Sim, Rosie, Ruth & Angus from SY Do IT
Friends “Do It” have been and gone and are now making their way across to the Azores.  Susan and Jan from “Peter Pan” are planning to sail up to Canada and Sam and Jon are waiting around the corner in another bay to head south with us.  Sim has put his back out, a slipped disk perhaps.  He is rattling about the place with all the pain killers he is taking. 
 
Toe dip
Aside from Sim’s back life on board is good.  Wandering Star is being a wonderful little home and we love her very much.  We now have the water maker up and running; turning sea water into drinking water.  It has just a small output of 3 gallons an hour but it’s a perk we didn’t have before and running it for an hour a day keeps us going.
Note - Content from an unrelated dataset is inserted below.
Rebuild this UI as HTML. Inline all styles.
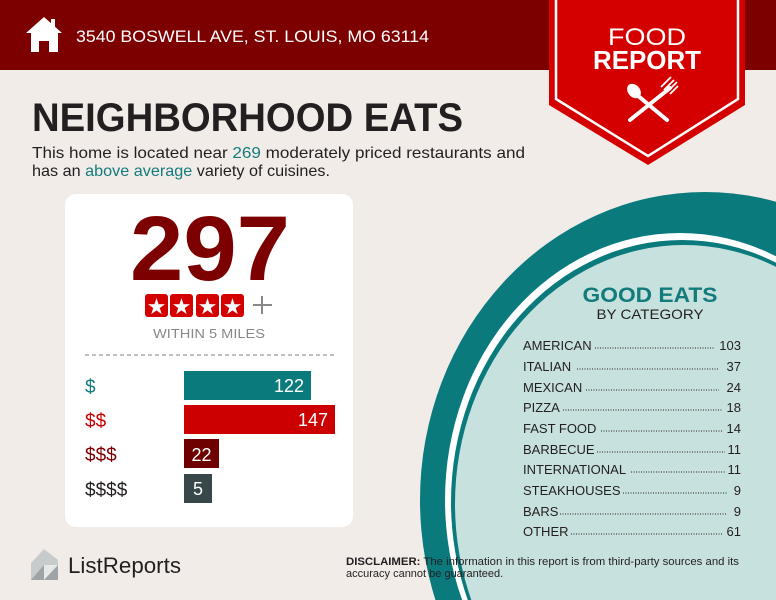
<!DOCTYPE html>
<html><head><meta charset="utf-8"><style>
html,body{margin:0;padding:0;background:#f1ece8;width:776px;height:600px;overflow:hidden;}
svg{display:block;font-family:"Liberation Sans",sans-serif;}
</style></head><body>
<svg width="776" height="600" viewBox="0 0 776 600" xmlns="http://www.w3.org/2000/svg">
<rect width="776" height="600" fill="#f1ece8"/>
<!-- circle -->
<ellipse cx="705" cy="500" rx="285" ry="308" fill="#0a7a7c"/>
<ellipse cx="680" cy="500" rx="235" ry="267" fill="#fff"/>
<ellipse cx="682" cy="502" rx="231" ry="262" fill="#0a7a7c"/>
<ellipse cx="684" cy="504" rx="229" ry="259" fill="#c7e1de"/>
<rect width="776" height="70" fill="#7d0000"/>
<!-- house -->
<path d="M44,17 L62,33 L58,33 L58,52 L49,52 L49,41 L39,41 L39,52 L31,52 L31,33 L26,33 Z" fill="#fff"/>
<rect x="51" y="19" width="4" height="8" fill="#fff"/>
<text x="76" y="42" font-size="17" fill="#fff" textLength="353" lengthAdjust="spacingAndGlyphs">3540 BOSWELL AVE, ST. LOUIS, MO 63114</text>
<!-- ribbon -->
<path d="M549,0 L745,0 L745,105 L648,165 L549,105 Z" fill="#d40000"/>
<path d="M556,0 L556,99 L648,156 L738,99 L738,0" fill="none" stroke="#fff" stroke-width="2.5"/>
<text x="647" y="45" font-size="24" fill="#fff" text-anchor="middle" textLength="78" lengthAdjust="spacingAndGlyphs">FOOD</text>
<text x="647" y="69" font-size="26" font-weight="bold" fill="#fff" text-anchor="middle" textLength="108" lengthAdjust="spacingAndGlyphs">REPORT</text>
<ellipse cx="634" cy="91" rx="6" ry="8" fill="#fff" transform="rotate(-40 634 91)"/>
<line x1="637" y1="95" x2="667" y2="120" stroke="#fff" stroke-width="4" stroke-linecap="round"/>
<line x1="670" y1="88" x2="630" y2="120" stroke="#fff" stroke-width="4" stroke-linecap="round"/>
<path d="M664,90 L674,80 M667,92 L677,82 M661,87 L671,77 M670,94 L678,86" stroke="#fff" stroke-width="1.8"/>
<!-- title -->
<text x="32" y="131" font-size="40" font-weight="bold" fill="#231f20" textLength="431" lengthAdjust="spacingAndGlyphs">NEIGHBORHOOD EATS</text>
<text x="32" y="158" font-size="16" fill="#231f20" textLength="493" lengthAdjust="spacingAndGlyphs">This home is located near <tspan fill="#137b7c">269</tspan> moderately priced restaurants and</text>
<text x="32" y="176" font-size="16" fill="#231f20" textLength="298" lengthAdjust="spacingAndGlyphs">has an <tspan fill="#137b7c">above average</tspan> variety of cuisines.</text>
<text x="650" y="302" font-size="21" font-weight="bold" fill="#137b7c" text-anchor="middle" textLength="135" lengthAdjust="spacingAndGlyphs">GOOD EATS</text>
<text x="650" y="319" font-size="14" fill="#231f20" text-anchor="middle" textLength="107" lengthAdjust="spacingAndGlyphs">BY CATEGORY</text>
<g font-size="13" fill="#231f20">
<text x="523" y="350">AMERICAN</text><text x="741" y="350" text-anchor="end">103</text>
<text x="523" y="371">ITALIAN</text><text x="741" y="371" text-anchor="end">37</text>
<text x="523" y="392">MEXICAN</text><text x="741" y="392" text-anchor="end">24</text>
<text x="523" y="412">PIZZA</text><text x="741" y="412" text-anchor="end">18</text>
<text x="523" y="433">FAST FOOD</text><text x="741" y="433" text-anchor="end">14</text>
<text x="523" y="454">BARBECUE</text><text x="741" y="454" text-anchor="end">11</text>
<text x="523" y="474">INTERNATIONAL</text><text x="741" y="474" text-anchor="end">11</text>
<text x="523" y="495">STEAKHOUSES</text><text x="741" y="495" text-anchor="end">9</text>
<text x="523" y="516">BARS</text><text x="741" y="516" text-anchor="end">9</text>
<text x="523" y="536">OTHER</text><text x="741" y="536" text-anchor="end">61</text>
</g>
<g stroke="#231f20" stroke-width="1" stroke-dasharray="1 1.5">
<line x1="595" y1="348" x2="714" y2="348"/>
<line x1="577" y1="369" x2="719" y2="369"/>
<line x1="586" y1="390" x2="719" y2="390"/>
<line x1="563" y1="410" x2="722" y2="410"/>
<line x1="601" y1="431" x2="722" y2="431"/>
<line x1="597" y1="452" x2="725" y2="452"/>
<line x1="631" y1="472" x2="725" y2="472"/>
<line x1="623" y1="493" x2="727" y2="493"/>
<line x1="560" y1="514" x2="727" y2="514"/>
<line x1="571" y1="534" x2="722" y2="534"/>
</g>
<!-- card -->
<rect x="65" y="194" width="288" height="333" rx="11" fill="#fff"/>
<text x="210" y="280" font-size="92" font-weight="bold" fill="#7d0000" text-anchor="middle" textLength="160" lengthAdjust="spacingAndGlyphs">297</text>
<g fill="#d40000">
<rect x="145" y="294" width="23" height="23" rx="3"/>
<rect x="170" y="294" width="23" height="23" rx="3"/>
<rect x="196" y="294" width="23" height="23" rx="3"/>
<rect x="221" y="294" width="23" height="23" rx="3"/>
</g>
<g fill="#fff" font-size="22" text-anchor="middle">
<text x="156.5" y="314">★</text><text x="181.5" y="314">★</text><text x="207.5" y="314">★</text><text x="232.5" y="314">★</text>
</g>
<path d="M262,296 L262,314 M253,305 L272,305" stroke="#888" stroke-width="2"/>
<text x="209" y="338" font-size="13" fill="#888" text-anchor="middle" textLength="112" lengthAdjust="spacingAndGlyphs">WITHIN 5 MILES</text>
<line x1="85" y1="355" x2="335" y2="355" stroke="#aaa" stroke-width="1.5" stroke-dasharray="4 3"/>
<g font-size="19">
<text x="85" y="393" fill="#137b7c">$</text>
<text x="85" y="427" fill="#cc0000">$$</text>
<text x="85" y="461" fill="#7d0000">$$$</text>
<text x="85" y="496" fill="#231f20">$$$$</text>
</g>
<rect x="184" y="371" width="127" height="29" fill="#0a7a7c"/>
<rect x="184" y="405" width="151" height="29" fill="#cc0000"/>
<rect x="184" y="439" width="35" height="29" fill="#6e0000"/>
<rect x="184" y="474" width="28" height="29" fill="#37474a"/>
<g font-size="18" fill="#fff">
<text x="304" y="392" text-anchor="end">122</text>
<text x="328" y="426" text-anchor="end">147</text>
<text x="201.5" y="461" text-anchor="middle">22</text>
<text x="198" y="495" text-anchor="middle">5</text>
</g>
<!-- logo -->
<path d="M31,563 L44,549 L58,560 L58,580 L31,580 Z" fill="#c8cbcc"/>
<path d="M31,580 L44,565 L58,565 L58,580 Z" fill="#9fa3a5"/>
<path d="M44,565 L58,565 L44,580 Z" fill="#e6e8e8"/>
<text x="68" y="573" font-size="22" fill="#231f20" textLength="113" lengthAdjust="spacingAndGlyphs">ListReports</text>
<text x="346" y="565" font-size="11" fill="#231f20" textLength="393" lengthAdjust="spacingAndGlyphs"><tspan font-weight="bold">DISCLAIMER:</tspan> The information in this report is from third-party sources and its</text>
<text x="346" y="577" font-size="11" fill="#231f20">accuracy cannot be guaranteed.</text>
</svg>
</body></html>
We haven’t been getting many jobs ticked of the list especially with Sims bad back.  But I have made sunbrella bean bags to make the cockpit comfortable for us. At the end of each day I love sitting on the back steps with my feet dangling in the water before I jump in for a swim.  The swim platform is one of my favourite spots on Wandering Star.  
 
Soap up and jump in!
The whole of Falmouth Harbour and Nelsons Dockyard are part of a national park, there are all sorts of walks and trails to be taken over the hills and scrubby bush.  Susan and I walked (rather stupidly) in the midday heat across to Nelsons Dockyard and up the hill to the fort, then up the hill some more and down the other side to the beach at Windward. It’s a lovely untouched windswept beach.  Baking hot and the colour of local lobster we headed back to the harbour to pick up my laundry (2 loads, wash only = EC$40 or 10 quid, Very Expensive!).